Ancora più marcata – sempre secondo le stime delle Fnp Cisl – sarà la riduzione degli assegni di pensione nel triennio in corso e a partire dal 2022 per coloro che incassano assegni di 1.900 euro netti, una parte dei quali riguardano Quota 100: adesso la perdita al mese è di 5,24 euro, poi aumenterà nel 2020 a 12,05 euro e a 23,01 nel 2021. In totale fa 524 euro, da qui al 2021″.
Il danno, la beffa e le previsioni pessimistiche
Oltre al danno, la beffa. “Nei primi mesi dell’anno – spiega De Iacobis – l’Inps non è riuscita ad applicare il nuovo sistema, perché la manovra finanziaria è arrivata tardi. Ha erogato le pensioni con gli importi calcolati come in precedenza, in base alla legge Prodi, e poi ha recuperato la differenza applicando maxi conguagli. Purtroppo – è l’amara constatazione del dirigente sindacale – i pensionati erano e restano il bancomat dello Stato.

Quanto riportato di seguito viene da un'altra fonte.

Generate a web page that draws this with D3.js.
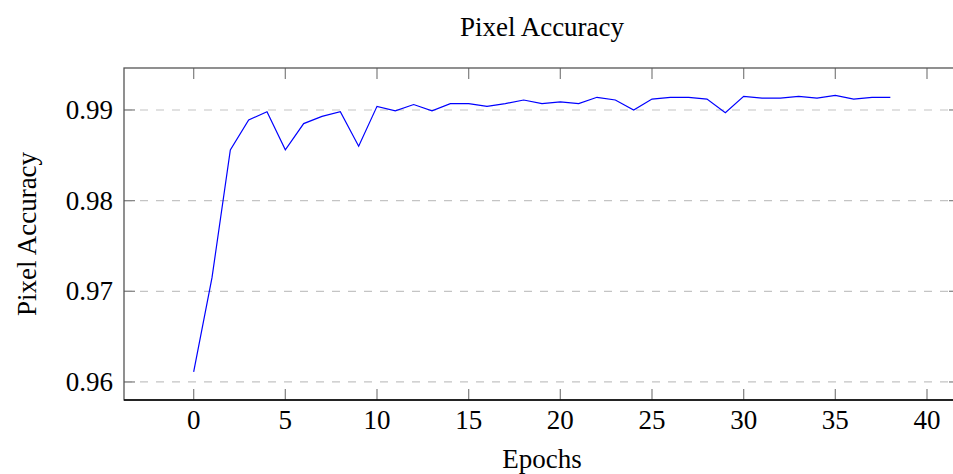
<!DOCTYPE html>
<html>
<head>
<meta charset="utf-8">
<script src="https://cdn.jsdelivr.net/npm/d3@7"></script>
<style>
  body { margin: 0; background: #fff; }
  text { font-family: "Liberation Serif", "DejaVu Serif", serif; fill: #000; }
</style>
</head>
<body>
<svg id="chart" width="953" height="474"></svg>
<script>
// epochs and pixel accuracy
const epochs = d3.range(0, 39);
const accuracy = [
  0.9611, 0.9715, 0.9856, 0.9889, 0.9898, 0.9856, 0.9885, 0.9893, 0.9898, 0.9860,
  0.9904, 0.9899, 0.9906, 0.9899, 0.9907, 0.9907, 0.9904, 0.9907, 0.9911, 0.9907,
  0.9909, 0.9907, 0.9914, 0.9911, 0.9900, 0.9912, 0.9914, 0.9914, 0.9912, 0.9897,
  0.9915, 0.9913, 0.9913, 0.9915, 0.9913, 0.9916, 0.9912, 0.9914, 0.9914
];
const xTicks = [0, 5, 10, 15, 20, 25, 30, 35, 40];
const yTicks = [0.96, 0.97, 0.98, 0.99];

const svg = d3.select('#chart');
const plotLeft = 124, plotRight = 960, plotTop = 68, plotBottom = 400;
const tickLen = 11;
const fontSize = '27px';

const x = d3.scaleLinear().domain([-3.8, 41.8]).range([plotLeft, plotRight]);
const y = d3.scaleLinear().domain([0.95801, 0.99463]).range([plotBottom, plotTop]);

// dashed horizontal grid
svg.append('g').selectAll('line').data(yTicks).join('line')
  .attr('x1', plotLeft).attr('x2', plotRight)
  .attr('y1', d => y(d)).attr('y2', d => y(d))
  .attr('stroke', '#c4c4c4').attr('stroke-width', 1.2)
  .attr('stroke-dasharray', '8,8');

// inward ticks on all four sides
const ticks = svg.append('g').attr('stroke', '#888').attr('stroke-width', 1.3);
xTicks.forEach(t => {
  ticks.append('line').attr('x1', x(t)).attr('x2', x(t)).attr('y1', plotBottom).attr('y2', plotBottom - tickLen);
  ticks.append('line').attr('x1', x(t)).attr('x2', x(t)).attr('y1', plotTop).attr('y2', plotTop + tickLen);
});
yTicks.forEach(t => {
  ticks.append('line').attr('x1', plotLeft).attr('x2', plotLeft + tickLen).attr('y1', y(t)).attr('y2', y(t));
  ticks.append('line').attr('x1', plotRight).attr('x2', plotRight - tickLen).attr('y1', y(t)).attr('y2', y(t));
});

// the data line
const line = d3.line().x((d, i) => x(epochs[i])).y(d => y(d));
svg.append('path').datum(accuracy)
  .attr('d', line)
  .attr('fill', 'none')
  .attr('stroke', '#0000ff')
  .attr('stroke-width', 1.2);

// frame
svg.append('rect')
  .attr('x', plotLeft).attr('y', plotTop)
  .attr('width', plotRight - plotLeft).attr('height', plotBottom - plotTop)
  .attr('fill', 'none').attr('stroke', '#555').attr('stroke-width', 1.3);
svg.append('line')
  .attr('x1', plotLeft).attr('x2', plotRight).attr('y1', plotBottom).attr('y2', plotBottom)
  .attr('stroke', '#000').attr('stroke-width', 1.3);

// tick labels
svg.append('g').selectAll('text').data(xTicks).join('text')
  .attr('x', d => x(d)).attr('y', 429)
  .attr('text-anchor', 'middle')
  .style('font-size', fontSize)
  .text(d => d);

svg.append('g').selectAll('text').data(yTicks).join('text')
  .attr('x', plotLeft - 11).attr('y', d => y(d))
  .attr('dy', '0.34em')
  .attr('text-anchor', 'end')
  .style('font-size', fontSize)
  .text(d => d3.format('.2f')(d));

// title and axis labels
svg.append('text')
  .attr('x', (plotLeft + plotRight) / 2).attr('y', 36)
  .attr('text-anchor', 'middle')
  .style('font-size', fontSize)
  .text('Pixel Accuracy');

svg.append('text')
  .attr('x', (plotLeft + plotRight) / 2).attr('y', 468)
  .attr('text-anchor', 'middle')
  .style('font-size', fontSize)
  .text('Epochs');

svg.append('text')
  .attr('transform', `translate(36,${(plotTop + plotBottom) / 2}) rotate(-90)`)
  .attr('text-anchor', 'middle')
  .style('font-size', fontSize)
  .text('Pixel Accuracy');
</script>
</body>
</html>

Il nuovo governo dovrebbe invertire la tendenza, dare una segnale forte. Da quello che stiamo vedendo, non c’è da essere ottimisti”.
Per protestare, e mandare un segnale forte a Governo e Parlamento, le sigle confederali di categoria hanno indetto un presidio unitario: appuntamento a Roma, il 16 novembre.
Come funziona l’adeguamento al tasso d’inflazione
Il sistema attuale – previsto per il periodo 2019-2021, poi si vedrà – riconosce la perequazione degli assegni sulla base di 7 fasce con aliquote decrescenti, relative alle pensioni di importo complessivo fino a 9 volte il trattamento minimo. L’adeguamento del cento per cento al tasso di inflazione è solo per gli assegni più bassi, quelli fino a 3 volte il minimo del trattamento Inps (per la precisione pari a 1.522,26 euro lordi mensili per il 2018 e a 1.539 per il 2019, che quindi non vengono penalizzate).
Per gli importi superiori e fino a 4 volte il minimo viene garantito il 97 per cento dell’adeguamento, ridotto al 77 per cento per le pensioni tra 4 e 5 volte il minimo, al 52 per quelle tra 5 e 6 minimo e via elencando. Fino al 31 dicembre 2018, invece, si applicava lo schema stabilito dalla legge di Stabilità 2014. Il governo Gentiloni aveva concordato con le parti sociali il ripristino del modello più favorevole da gennaio 2019, però è andata diversamente.
Il prelievo sulle “pensioni d’oro”
Per i “normali” pensionati è di ben poca consolazione. Ma va ricordato che la Legge di Bilancio 2019 prevede anche un contributo di solidarietà (da gennaio 2019 e fino al 2023) da scalare dalle “pensioni d’oro”, quelle i sopra la soglia dei 100.000 euro lordi annui.